I can’t get past the decision to put blue eyeshadow on a child character. What was the point of that?? So funny!
Such a waste of a good cast; all that polyester and eye shadow was so unworthy of them.
Good grief, that green velvet number caused my shirt to pop more buttons than an above-average Mills & Boon cover model.
Having had a similar reaction to quite a similar outfit in BROTHERHOOD OF THE WOLF, I may have discovered a new kink.
Also, Ms Kim Novak is very clearly transcendently attractive because she actually manages to win out against some of the Halloween costumes depicted above.
Not going to lie, the screenshot of Moll with the bouffant with the tacked on bow and matching dress made me think someone watched this before designing Amy Adams’ costume in Enchanted.
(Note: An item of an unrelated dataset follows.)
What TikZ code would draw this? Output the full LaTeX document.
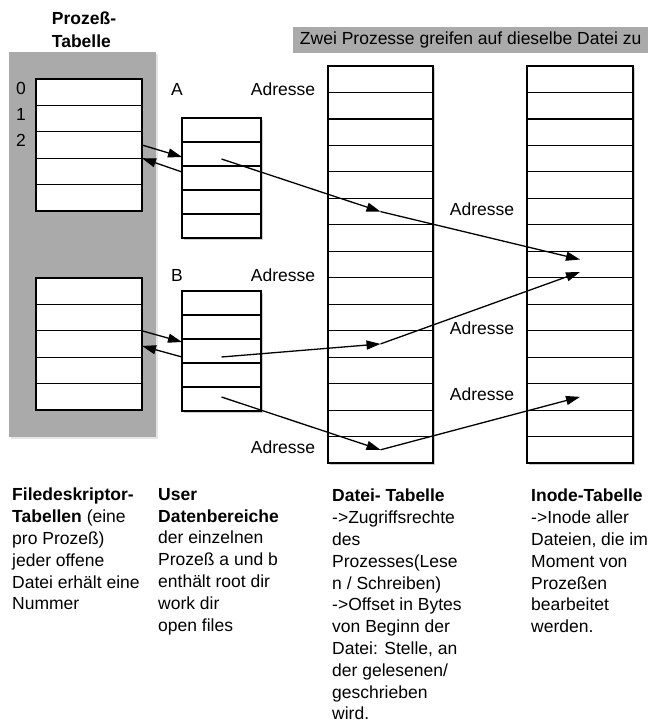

Authentic or non-existent cosmetics seem to have been anathema for makeup artists in the 60s. I’ve just re-watched “The Forsyte Saga”, in which Irene (1890s) and Fleur (1920s) both sport false eyelashes and frosted lipstick.
In all seriousness, I wonder if makeup is something of a psychological buffer against insecurity for an actress? (In somewhat the same way professional clowns think of their make-up as their ‘face’).
Heaven knows, it’s more than a little intimidating to think of Multitudes staring at you from behind the unblinking, relentless blank glare of the camera, even if we make no mention of the cruel judgements, sly remarks and other unpleasantness an actress will have to deal with in the course of her career.
I sort of think that after the success of Tom Jones, someone was thinking “let’s find another bawdy 18th Century novel and see if we hit paydirt again!”